Facing pushback from Lebanese officials, UN walks back plan to give aid to Syrian refugees in USD
BEIRUT (AP) — The United Nations announced Saturday that it will suspend a plan to begin making aid payments to Syrian refugees in crisis-wracked Lebanon in dollars, after pushback from Lebanese officials.
Lebanon has been in the throes of a severe financial crisis since 2019, with triple-digit inflation and the domestic currency having lost more than 98% of its market value. An estimated three-quarters of the population is now living in poverty, with refugees having been hit particularly hard. Some 90% of Syrian refugees in Lebanon are below the extreme poverty line, according to a U.N. assessment.
Since the collapse of Lebanon’s currency, U.N. agencies had been paying assistance to refugees in Lebanese pounds.

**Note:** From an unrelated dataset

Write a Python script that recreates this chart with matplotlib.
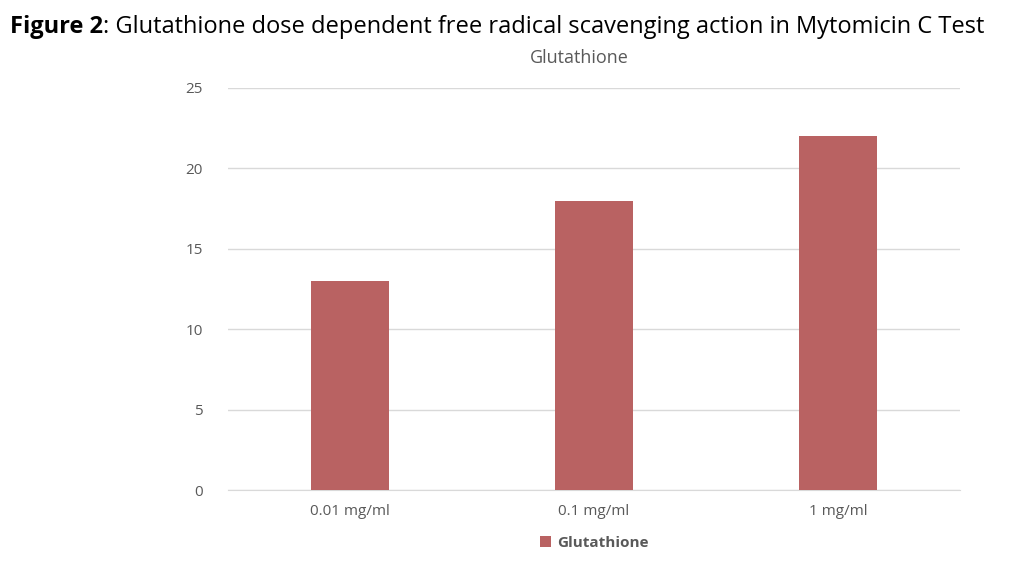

However, on Wednesday, citing “the rapid depreciation of the pound, increased fluctuations of the exchange rate, and the strain on the financial provider in supplying large volumes of cash in Lebanese pounds” the U.N. refugee agency and the World Food Program, along with the U.N. humanitarian coordinator in Lebanon said they would start giving refugees in Lebanon the option to receive payments in dollars, rather than in Lebanese pounds, with a maximum of $125 per family per month.
Before the announcement, refugee households received a maximum of 8 million pounds per month, worth about $80.
However, on Saturday, the U.N. agencies said that after meetings with Lebanon's caretaker Prime Minister Najib Mikati and caretaker Social Affairs Minister Hector Hajjar, “and based on their requests, a decision has been made to temporarily pause the use of dual currency for next month’s disbursement of cash assistance to refugees.”
Spokespeople for the Humanitarian Coordinator Imran Riza and for UNHCR said that aid payments in Lebanese pounds will continue.
Lebanon’s caretaker Social Affairs Minister Hector Hajjar said at a press conference Friday that Lebanese officials reject paying Syrian refugees in dollars because this “would make them stay in Lebanon.” He added that most of the Syrian refugees in Lebanon are “economic refugees and not refugees who fled because of security and political reasons.”
Also on Friday, the World Bank announced it had approved $300 million in additional financing to provide cash assistance to poor Lebanese families, with some 160,000 households receiving up to $145 per month for 24 months.
Sentiments against Syrian refugees in Lebanon have been on the rise since the economic crisis began and since Syrian government forces took control of much of the neighboring country.
Officials in Lebanon now maintain that it is safe for many of the Syrian refugees to return home. In recent weeks, the Lebanese army launched a series of raids on refugee settlements, arresting and in many cases deporting those found not to have legal residency documents.